Together with the reorientation and improvement of the institute’s profile, these two professors also set a series of important priorities in terms of large scientific projects during the last quarter of the 20th century - Wernhart in particular in the field of ethnohistory and in research on Oceania and the Caribbean; Dostal in particular in the field of research on Arabia and in ecological anthropology. Moreover, numerous faculty members working today at this department received major elements of their basic academic and professional education from one or both of these professors. In addition to their work in research, teaching, and mentoring, both professors also contributed much in institutional terms to the development of the department's reputation: Dostal in particular through his activities as a member of the ÖAW (Austrian Academy of Sciences) and as the founding president of the Austrian Society for the Middle East (Österreichische Orient-Gesellschaft Hammer-Purgstall); Wernhart in particular as dean (1985-89) and then as the first president in the University of Vienna’s history of more than six centuries to graduate in the field of ethnology (1989-91).

This period in the institute’s history is also characterised by an enormous increase in personnel. On the one hand this pertains to the number of students and graduates and was achieved in part as a result of the introduction of a diploma programme (until the end of the 1970s it was only possible to graduate with a doctorate). The percentage of female students also increased as part of these developments, so much so that the number of female students and female graduates became consistently greater than the number of male counterparts (Nemét 2003). On the other hand, the academic faculty at the institute also increased to 3-4 faculty members per professor, many of whom were themselves able to qualify for higher positions by obtaining a venia docendi. Following a university reform by which all institutes were legally transformed into departments, the name was also changed under Karl R. Wernhart: it was at first re-named as Department of Ethnology, Social and Cultural Anthropology, which was later shortened into its current appellation. This now officially is “Department of Social and Cultural Anthropology” in English, and “Institut für Kultur- und Sozialanthropologie” in German. The new name alludes to the contextual pluralism of academic traditions and contemporary research fields as represented by faculty members (Khittel et al. 2004).

The present-day department: a leading force in the German-speaking world and in continental Europe

The university reforms of 1993 and 2002 resulted in pivotal structural changes. Taken together with a doubling of the scientific faculty, they have facilitated increased pluralism in research and teaching since 2011 (for information on the current makeup of the department's faculty see http://ksa.univie.ac.at/institut/personen/). Since the introduction of new curricula in accordance with the "Bologna" guidelines, the increased incentives to embrace EU-wide quality standards in teaching and research have been actively seized upon at this department. An international evaluation from 2013 attests that the department - with its broad research profile - numbers amongst the "leading institutions in Europe" in its field. Regarding the teaching of and support for BA, MA, and PhD students there is hardly a department in the German-speaking world with as broad a portfolio.

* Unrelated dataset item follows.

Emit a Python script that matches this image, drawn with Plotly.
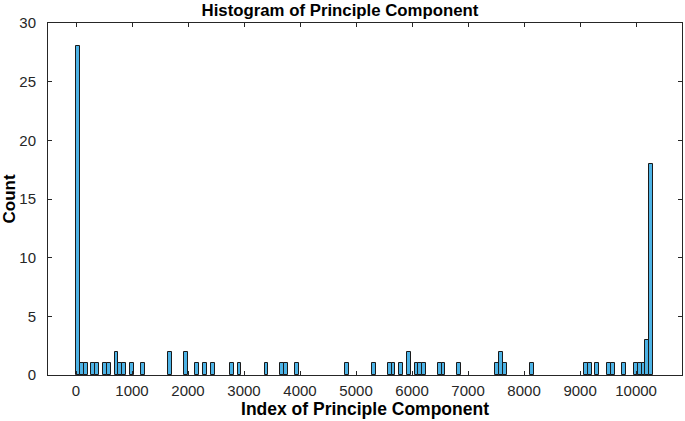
import numpy as np
import plotly.graph_objects as go

# Histogram settings (150 bins spanning the component indices 1..10304)
data_min = 1
data_max = 10304
n_bins = 150

# Non-empty bins (bin index) and their counts
bin_index = [0, 1, 2, 4, 5, 7, 8, 10, 11, 12, 14, 17, 24, 28, 31, 33, 35, 40, 42,
             49, 53, 54, 57, 70, 77, 81, 82, 84, 86, 88, 89, 90, 94, 95, 99, 109,
             110, 111, 118, 132, 133, 135, 138, 139, 142, 145, 146, 147, 148, 149]
counts = [28, 1, 1, 1, 1, 1, 1, 2, 1, 1, 1, 1, 2, 2, 1, 1, 1, 1, 1,
          1, 1, 1, 1, 1, 1, 1, 1, 1, 2, 1, 1, 1, 1, 1, 1, 1,
          2, 1, 1, 1, 1, 1, 1, 1, 1, 1, 1, 1, 3, 18]

x_ticks = [0, 1000, 2000, 3000, 4000, 5000, 6000, 7000, 8000, 9000, 10000]
y_ticks = [0, 5, 10, 15, 20, 25, 30]

bin_w = (data_max - data_min) / n_bins
centers = [data_min + (i + 0.5) * bin_w for i in bin_index]

fig = go.Figure(go.Bar(
    x=centers, y=counts, width=bin_w,
    marker=dict(color="#4db3e6", line=dict(color="#1a1a1a", width=1)),
))

axis_col = "#262626"
font_fam = "Liberation Sans, Arial, sans-serif"
fig.update_layout(
    width=685, height=421,
    margin=dict(l=48, r=3, t=23, b=46, autoexpand=False),
    paper_bgcolor="white", plot_bgcolor="white",
    font=dict(family=font_fam, color="#262626", size=15),
    bargap=0,
    showlegend=False,
    title=dict(text="<b>Histogram of Principle Component</b>", x=340 / 685, xanchor="center",
               y=1 - 10 / 421, yanchor="middle", yref="container", automargin=False,
               font=dict(size=16.8, color="black")),
)
fig.update_xaxes(
    range=[-500, 10820], tickvals=x_ticks, ticktext=[str(v) for v in x_ticks],
    ticks="inside", ticklen=4, tickcolor=axis_col, showline=True, linecolor=axis_col,
    linewidth=1, mirror="ticks", showgrid=False, zeroline=False, automargin=False,
    tickfont=dict(size=15, color="#262626"), ticklabelstandoff=2,
    title=dict(text="<b>Index of Principle Component</b>", font=dict(size=17.5, color="black"), standoff=4),
)
fig.update_yaxes(
    range=[0, 30], tickvals=y_ticks, ticks="inside", ticklen=4, tickcolor=axis_col,
    showline=True, linecolor=axis_col, linewidth=1, mirror="ticks", showgrid=False,
    zeroline=False, automargin=False, tickfont=dict(size=15, color="#262626"), ticklabelstandoff=8,
    title=dict(text="<b>Count</b>", font=dict(size=17, color="black"), standoff=6),
)
fig.write_html("out.html", config={"displayModeBar": False},
               post_script="document.body.style.margin='0';document.body.style.overflow='hidden';")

Since the beginning of the 21st century the international focus and the high quality of research conducted by graduates and academic faculty have found a variety of national and international recognition that is unrivalled in the department's history. This demonstrates the successful combination of a critical view of the department's past with a new chapter of present day- and future-oriented teaching and research. Today (winter term 2013/2014) 2,537 students are studying the department's various curricula; there are currently (April 2014) 25 scientific faculty members (five of whom are here via third-party funding) as well as 55 (adjunct) lecturers. Representatives of the department are or have been active in international associations such as the European Association of Social Anthropologists (EASA), in national and international institutions for research funding in EU-wide educational programmes, and in leading professional journals.